Daniele Rustioni en chef d’opéra veille d’abord à accompagner les chanteurs, en les soutenant, en scandant même les paroles et en veillant à ce que le texte soit clair et l’orchestre aille en rythme avec lui. Cette précision, cette volonté de laisser le texte fleurir, de le faire entendre est un signe évident de la manière dont il aborde le maître de Bayreuth. Mais cette précision et le souci de soutenir sans cesse des chanteurs qui chantent la partition pour la première fois ne suffisent pas pour un brevet de chef wagnérien.
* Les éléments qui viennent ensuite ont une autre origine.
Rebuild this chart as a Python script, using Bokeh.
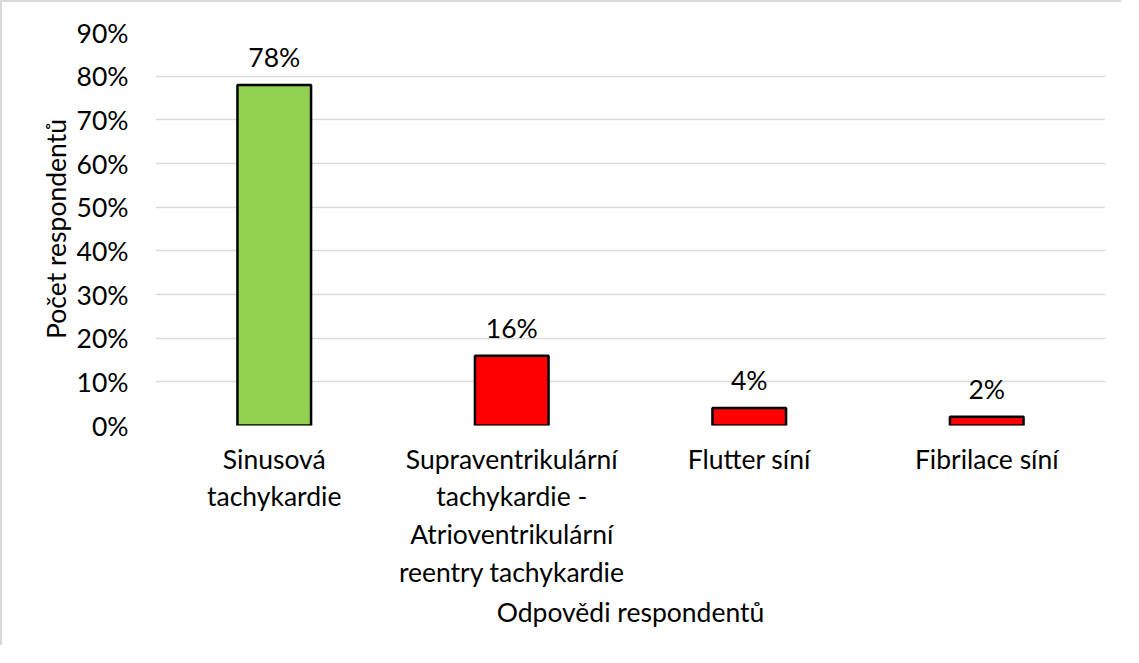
from bokeh.plotting import figure
from bokeh.models import ColumnDataSource, FactorRange, Range1d, NumeralTickFormatter, SingleIntervalTicker
from bokeh.core.properties import value
from bokeh.embed import file_html
from bokeh.resources import INLINE

categories = ["Sinusová\ntachykardie",
              "Supraventrikulární\ntachykardie -\nAtrioventrikulární\nreentry tachykardie",
              "Flutter síní",
              "Fibrilace síní"]
values = [0.78, 0.16, 0.04, 0.02]
colors = ["#92D050", "#FF0000", "#FF0000", "#FF0000"]
labels = ["78%", "16%", "4%", "2%"]

FONT = "Lato"
FS = "26.5px"

src = ColumnDataSource(dict(cat=categories, val=values, col=colors, lab=labels))

p = figure(x_range=FactorRange(*categories), y_range=Range1d(0, 0.9),
           width=1121, height=645, output_backend="svg", toolbar_location=None,
           min_border_left=153, min_border_right=18, min_border_top=30, min_border_bottom=222)
p.styles = {"border-top": "2px solid #D9D9D9", "border-left": "2px solid #D9D9D9"}
p.outline_line_color = None
p.background_fill_color = "white"
p.border_fill_color = "white"
p.x_range.range_padding = 0
p.x_range.factor_padding = 0

p.vbar(x="cat", top="val", width=0.31, source=src, fill_color="col",
       line_color="black", line_width=2.5)
p.text(x="cat", y="val", text="lab", source=src, y_offset=-28,
       text_align="center", text_baseline="middle",
       text_font=value(FONT), text_font_size=FS, text_color="black")

p.yaxis.ticker = SingleIntervalTicker(interval=0.1)
p.yaxis.formatter = NumeralTickFormatter(format="0%")
p.ygrid.grid_line_color = "#D9D9D9"
p.ygrid.grid_line_width = 1.5
p.xgrid.grid_line_color = None

for ax in (p.xaxis, p.yaxis):
    ax.axis_line_color = None
    ax.major_tick_line_color = None
    ax.minor_tick_line_color = None
    ax.major_label_text_font = FONT
    ax.major_label_text_font_size = FS
    ax.major_label_text_color = "black"
    ax.axis_label_text_font = FONT
    ax.axis_label_text_font_size = FS
    ax.axis_label_text_font_style = "normal"
    ax.axis_label_text_color = "black"

p.yaxis.axis_label = "Počet respondentů"
p.yaxis.major_label_standoff = 21
p.yaxis.axis_label_standoff = 2
p.xaxis.axis_label = "Odpovědi respondentů"
p.xaxis.major_label_standoff = 11
p.xaxis.major_label_text_line_height = 1.18
p.xaxis.axis_label_standoff = 5
p.xaxis.group_text_font_size = FS

open("out.html", "w").write(file_html(p, INLINE))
Il y a toujours chez Rustioni un souci de dynamique qu’on retrouve ici, un sens de la respiration dramatique, une manière de mettre en relief les moments les plus tendus, mais aussi d’essayer dans les moments les plus lyriques, de fondre le plus possible orchestre et voix, ainsi de l’ambiance forcément nocturne et retenue dans « O sink hernieder,
Nacht der Liebe » . Après avoir évoqué le jour, on bascule à la nuit (comme le faisait ressentir de manière sublime Ponnelle dans sa légendaire mise en scène à Bayreuth), il y a dans l’accompagnement une délicatesse, un allègement qui mettent les voix « sur la rampe » et montrent combien le chef est vraiment attentif aux variations de couleur, et à l’univers de l’ensemble de la pièce ; l’enjeu est de toute manière pour lui aussi important. Il y a au total peu de chefs italiens qui se confrontent avec succès et avec plein engagement à Wagner dans l’histoire, rien moins que Toscanini, De Sabata et Abbado dans le passé, et aujourd’hui Gatti et Noseda. Je serai injuste de ne pas citer Muti qui en a beaucoup dirigé (un Ring, Fliegende Holländer, Parsifal) mais ce n’est pas ce qu’on retient de lui, et Riccardo Chailly n’a pas terminé le Ring qu’il avait commencé à Bologne. Que Daniele Rustioni s’y frotte en dit long sur la manière dont il veut orienter sa carrière, et qu’il s’y frotte avec cette réussite est encore plus réjouissant. Il y a là dramatisme, délicatesse, couleur, énergie, dynamisme – il pourra sans doute aller encore plus loin, notamment dans l’introduction orchestrale au duo qui fait la transition entre la première et la deuxième scène, où le crescendo pourrait être encore plus étourdissant (à la Abbado…)-. Nul doute que ce Wagner-là ne demande qu’à être approfondi et poli encore, mais tel que, il nous a confirmé quel chef il est, et comme l’orchestre de l’Opéra de Lyon sous sa baguette a progressé et travaillé, car ce qu’on mesure ici, c’est véritable le travail de tissage qu’il y a en arrière-plan.
Au total, pas d’hésitation à affirmer que ce fut un très beau moment pour l’Opéra de Lyon, rempli à ras-bord, avec un public heureux et des artistes émus. Wagner est une drogue, et nous étions tous opiomanes en ce dimanche après-midi.